## Work to be completed
Strip the pictures and reproduce the rest of the listing exactly.

## Data provided
----------
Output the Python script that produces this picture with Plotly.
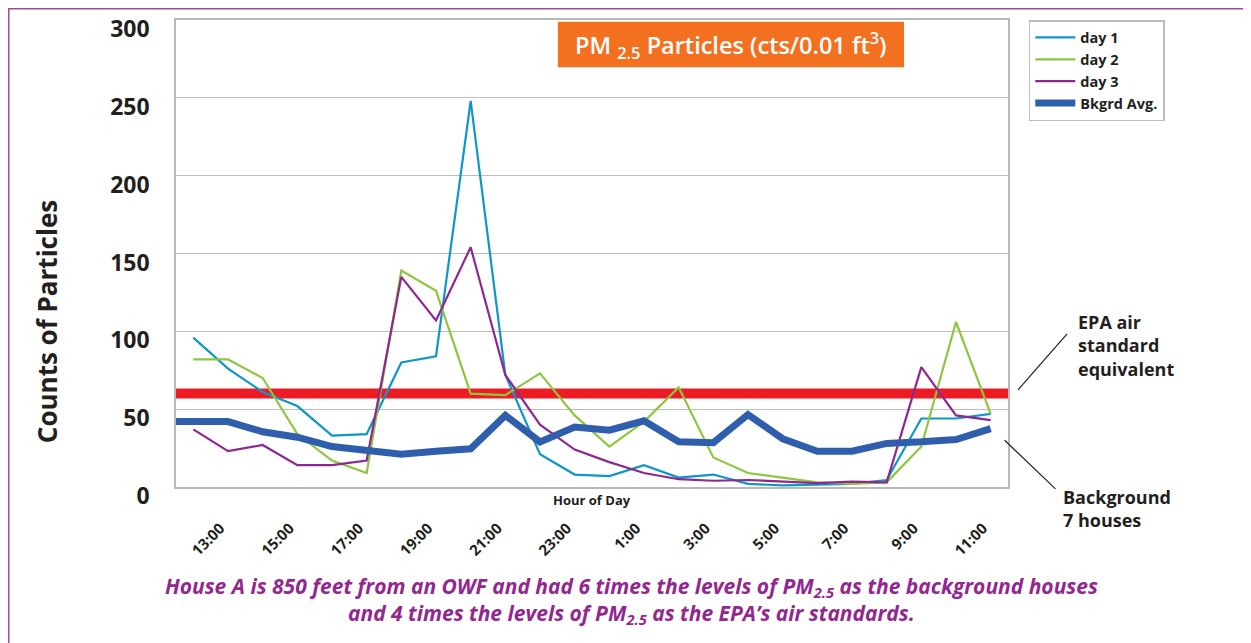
import plotly.graph_objects as go

# hourly readings, 13:00 through 12:00 the next day
hours = ["13:00", "14:00", "15:00", "16:00", "17:00", "18:00", "19:00", "20:00",
         "21:00", "22:00", "23:00", "0:00", "1:00", "2:00", "3:00", "4:00",
         "5:00", "6:00", "7:00", "8:00", "9:00", "10:00", "11:00", "12:00"]

day1 = [96, 76, 61, 52, 33, 34, 80, 84, 248, 72, 21, 8,
        7, 14, 6, 8, 2, 1, 1.5, 2, 4.5, 44, 44, 47]
day2 = [82, 82, 70, 34, 17, 9, 139, 126, 60, 59, 73, 46,
        26, 42, 64, 19, 9, 6, 3, 2, 3, 26, 106, 47]
day3 = [37, 23, 27, 14, 14, 17, 135, 107, 154, 72, 40, 24,
        16, 9, 5, 4, 4.5, 3.5, 2.5, 3.5, 3, 77, 46, 43]
# background average of 7 houses (first value sits at the left edge of the frame)
bkgrd_x = [-0.5] + list(range(len(hours)))
bkgrd = [42, 42, 42, 35.5, 32, 26, 23, 21, 23, 24.5, 46, 29, 38.5,
         36.5, 42.5, 29, 28.5, 46.5, 31, 23, 23, 28, 29, 30.5, 37.5]
EPA_LEVEL = 60

y_ticks = [0, 50, 100, 150, 200, 250, 300]

FONT = "Open Sans"
TEXT_COLOR = "#231F20"
GRID = "#BDBDBD"
CAPTION_COLOR = "#92278F"

x_pos = list(range(len(hours)))

fig = go.Figure()
series = [
    ("day 1", day1, "#0E96C9", 2.2),
    ("day 2", day2, "#8DC63F", 2.2),
    ("day 3", day3, "#8E278F", 2.2),
]
for name, vals, color, width in series:
    fig.add_trace(go.Scatter(x=x_pos, y=vals, mode="lines", name=name,
                             line=dict(color=color, width=width)))
fig.add_trace(go.Scatter(x=bkgrd_x, y=bkgrd, mode="lines", name="Bkgrd Avg.",
                         line=dict(color="#2F5FAC", width=7)))

# EPA equivalent as a thick red band across the whole plot
fig.add_hline(y=EPA_LEVEL, line=dict(color="#ED1C24", width=10), layer="below")

# page body adds an 8px margin, so the figure is 8px smaller than the window
fig.update_layout(
    width=1243, height=635,
    margin=dict(l=168, r=243, t=12, b=156, autoexpand=False),
    paper_bgcolor="white", plot_bgcolor="white",
    font=dict(family=FONT, color=TEXT_COLOR),
    legend=dict(
        x=1.025, y=1.0, xanchor="left", yanchor="top",
        bordercolor="#BDBDBD", borderwidth=1.5,
        font=dict(size=14.5, family=FONT, weight="bold"),
        tracegroupgap=0, itemwidth=40,
    ),
    xaxis=dict(
        range=[-0.5, len(hours) - 0.5],
        tickvals=x_pos[::2], ticktext=hours[::2],
        tickangle=-45, ticks="", automargin=False,
        tickfont=dict(size=15, family=FONT, weight="bold"),
        ticklabelstandoff=25, ticklabelshift=27,
        showgrid=False, zeroline=False,
        showline=True, mirror=True, linecolor="#B8B8B8", linewidth=1.5,
    ),
    yaxis=dict(
        range=[0, 300], tickvals=y_ticks, automargin=False,
        tickfont=dict(size=23, family=FONT, weight="bold"),
        ticklabelstandoff=20, ticklabelshift=9, ticklabeloverflow="allow",
        showgrid=True, gridcolor=GRID, gridwidth=1,
        zeroline=False,
        showline=True, mirror=True, linecolor="#B8B8B8", linewidth=1.5,
    ),
)

# orange title box
fig.add_shape(type="rect", xref="paper", yref="paper",
              x0=0.459, x1=0.875, y0=0.899, y1=0.996,
              fillcolor="#F37021", line=dict(width=0), layer="below")
fig.add_annotation(xref="paper", yref="paper", x=0.667, y=0.947,
                   xanchor="center", yanchor="middle",
                   text="PM <sub>2.5</sub> Particles (cts/0.01 ft<sup>3</sup>)",
                   showarrow=False,
                   font=dict(size=23.5, color="white", family=FONT, weight=600))

# axis titles
fig.add_annotation(xref="paper", yref="paper", x=0.5, y=-0.028,
                   xanchor="center", yanchor="middle",
                   text="Hour of Day", showarrow=False,
                   font=dict(size=13, family=FONT, weight="bold"))
fig.add_annotation(xref="paper", yref="paper", x=-0.155, y=0.353,
                   xanchor="center", yanchor="middle",
                   text="Counts of Particles", textangle=-90, showarrow=False,
                   font=dict(size=26, family=FONT, weight="bold"))

# right-hand callouts with leader lines
fig.add_annotation(xref="paper", yref="paper", x=1.082, y=0.304,
                   xanchor="left", yanchor="middle", align="left",
                   text="EPA air<br>standard<br>equivalent", showarrow=False,
                   font=dict(size=18, family=FONT, weight="bold"))
fig.add_shape(type="line", xref="paper", yref="paper",
              x0=1.071, y0=0.328, x1=1.012, y1=0.208,
              line=dict(color=TEXT_COLOR, width=1.2))
fig.add_annotation(xref="paper", yref="paper", x=1.064, y=-0.046,
                   xanchor="left", yanchor="middle", align="left",
                   text="Background<br>7 houses", showarrow=False,
                   font=dict(size=18, family=FONT, weight="bold"))
fig.add_shape(type="line", xref="paper", yref="paper",
              x0=0.996, y0=0.1, x1=1.057, y1=-0.004,
              line=dict(color=TEXT_COLOR, width=1.2))

# caption, one annotation per line
caption_font = dict(size=21, color=CAPTION_COLOR, family=FONT, weight="bold",
                    style="italic")
fig.add_annotation(xref="paper", yref="paper", x=0.547, y=-0.214,
                   xanchor="center", yanchor="middle", showarrow=False,
                   text="House A is 850 feet from an OWF and had 6 times the levels of PM<sub>2.5</sub> as the background houses",
                   font=caption_font)
fig.add_annotation(xref="paper", yref="paper", x=0.547, y=-0.272,
                   xanchor="center", yanchor="middle", showarrow=False,
                   text="and 4 times the levels of PM<sub>2.5</sub> as the EPA\u2019s air standards.",
                   font=caption_font)

# thin purple frame around the panel (top and left edges visible)
fig.add_shape(type="rect", xref="paper", yref="paper",
              x0=-0.201, x1=1.4, y0=1.024, y1=-0.4,
              line=dict(color="#A2479F", width=1.5), layer="above")

fig.write_html("out.html")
----------
## The output
Output the Python script that produces this picture with Plotly.
import plotly.graph_objects as go

# hourly readings, 13:00 through 12:00 the next day
hours = ["13:00", "14:00", "15:00", "16:00", "17:00", "18:00", "19:00", "20:00",
         "21:00", "22:00", "23:00", "0:00", "1:00", "2:00", "3:00", "4:00",
         "5:00", "6:00", "7:00", "8:00", "9:00", "10:00", "11:00", "12:00"]

day1 = [96, 76, 61, 52, 33, 34, 80, 84, 248, 72, 21, 8,
        7, 14, 6, 8, 2, 1, 1.5, 2, 4.5, 44, 44, 47]
day2 = [82, 82, 70, 34, 17, 9, 139, 126, 60, 59, 73, 46,
        26, 42, 64, 19, 9, 6, 3, 2, 3, 26, 106, 47]
day3 = [37, 23, 27, 14, 14, 17, 135, 107, 154, 72, 40, 24,
        16, 9, 5, 4, 4.5, 3.5, 2.5, 3.5, 3, 77, 46, 43]
# background average of 7 houses (first value sits at the left edge of the frame)
bkgrd_x = [-0.5] + list(range(len(hours)))
bkgrd = [42, 42, 42, 35.5, 32, 26, 23, 21, 23, 24.5, 46, 29, 38.5,
         36.5, 42.5, 29, 28.5, 46.5, 31, 23, 23, 28, 29, 30.5, 37.5]
EPA_LEVEL = 60

y_ticks = [0, 50, 100, 150, 200, 250, 300]

FONT = "Open Sans"
TEXT_COLOR = "#231F20"
GRID = "#BDBDBD"
CAPTION_COLOR = "#92278F"

x_pos = list(range(len(hours)))

fig = go.Figure()
series = [
    ("day 1", day1, "#0E96C9", 2.2),
    ("day 2", day2, "#8DC63F", 2.2),
    ("day 3", day3, "#8E278F", 2.2),
]
for name, vals, color, width in series:
    fig.add_trace(go.Scatter(x=x_pos, y=vals, mode="lines", name=name,
                             line=dict(color=color, width=width)))
fig.add_trace(go.Scatter(x=bkgrd_x, y=bkgrd, mode="lines", name="Bkgrd Avg.",
                         line=dict(color="#2F5FAC", width=7)))

# EPA equivalent as a thick red band across the whole plot
fig.add_hline(y=EPA_LEVEL, line=dict(color="#ED1C24", width=10), layer="below")

# page body adds an 8px margin, so the figure is 8px smaller than the window
fig.update_layout(
    width=1243, height=635,
    margin=dict(l=168, r=243, t=12, b=156, autoexpand=False),
    paper_bgcolor="white", plot_bgcolor="white",
    font=dict(family=FONT, color=TEXT_COLOR),
    legend=dict(
        x=1.025, y=1.0, xanchor="left", yanchor="top",
        bordercolor="#BDBDBD", borderwidth=1.5,
        font=dict(size=14.5, family=FONT, weight="bold"),
        tracegroupgap=0, itemwidth=40,
    ),
    xaxis=dict(
        range=[-0.5, len(hours) - 0.5],
        tickvals=x_pos[::2], ticktext=hours[::2],
        tickangle=-45, ticks="", automargin=False,
        tickfont=dict(size=15, family=FONT, weight="bold"),
        ticklabelstandoff=25, ticklabelshift=27,
        showgrid=False, zeroline=False,
        showline=True, mirror=True, linecolor="#B8B8B8", linewidth=1.5,
    ),
    yaxis=dict(
        range=[0, 300], tickvals=y_ticks, automargin=False,
        tickfont=dict(size=23, family=FONT, weight="bold"),
        ticklabelstandoff=20, ticklabelshift=9, ticklabeloverflow="allow",
        showgrid=True, gridcolor=GRID, gridwidth=1,
        zeroline=False,
        showline=True, mirror=True, linecolor="#B8B8B8", linewidth=1.5,
    ),
)

# orange title box
fig.add_shape(type="rect", xref="paper", yref="paper",
              x0=0.459, x1=0.875, y0=0.899, y1=0.996,
              fillcolor="#F37021", line=dict(width=0), layer="below")
fig.add_annotation(xref="paper", yref="paper", x=0.667, y=0.947,
                   xanchor="center", yanchor="middle",
                   text="PM <sub>2.5</sub> Particles (cts/0.01 ft<sup>3</sup>)",
                   showarrow=False,
                   font=dict(size=23.5, color="white", family=FONT, weight=600))

# axis titles
fig.add_annotation(xref="paper", yref="paper", x=0.5, y=-0.028,
                   xanchor="center", yanchor="middle",
                   text="Hour of Day", showarrow=False,
                   font=dict(size=13, family=FONT, weight="bold"))
fig.add_annotation(xref="paper", yref="paper", x=-0.155, y=0.353,
                   xanchor="center", yanchor="middle",
                   text="Counts of Particles", textangle=-90, showarrow=False,
                   font=dict(size=26, family=FONT, weight="bold"))

# right-hand callouts with leader lines
fig.add_annotation(xref="paper", yref="paper", x=1.082, y=0.304,
                   xanchor="left", yanchor="middle", align="left",
                   text="EPA air<br>standard<br>equivalent", showarrow=False,
                   font=dict(size=18, family=FONT, weight="bold"))
fig.add_shape(type="line", xref="paper", yref="paper",
              x0=1.071, y0=0.328, x1=1.012, y1=0.208,
              line=dict(color=TEXT_COLOR, width=1.2))
fig.add_annotation(xref="paper", yref="paper", x=1.064, y=-0.046,
                   xanchor="left", yanchor="middle", align="left",
                   text="Background<br>7 houses", showarrow=False,
                   font=dict(size=18, family=FONT, weight="bold"))
fig.add_shape(type="line", xref="paper", yref="paper",
              x0=0.996, y0=0.1, x1=1.057, y1=-0.004,
              line=dict(color=TEXT_COLOR, width=1.2))

# caption, one annotation per line
caption_font = dict(size=21, color=CAPTION_COLOR, family=FONT, weight="bold",
                    style="italic")
fig.add_annotation(xref="paper", yref="paper", x=0.547, y=-0.214,
                   xanchor="center", yanchor="middle", showarrow=False,
                   text="House A is 850 feet from an OWF and had 6 times the levels of PM<sub>2.5</sub> as the background houses",
                   font=caption_font)
fig.add_annotation(xref="paper", yref="paper", x=0.547, y=-0.272,
                   xanchor="center", yanchor="middle", showarrow=False,
                   text="and 4 times the levels of PM<sub>2.5</sub> as the EPA\u2019s air standards.",
                   font=caption_font)

# thin purple frame around the panel (top and left edges visible)
fig.add_shape(type="rect", xref="paper", yref="paper",
              x0=-0.201, x1=1.4, y0=1.024, y1=-0.4,
              line=dict(color="#A2479F", width=1.5), layer="above")

fig.write_html("out.html")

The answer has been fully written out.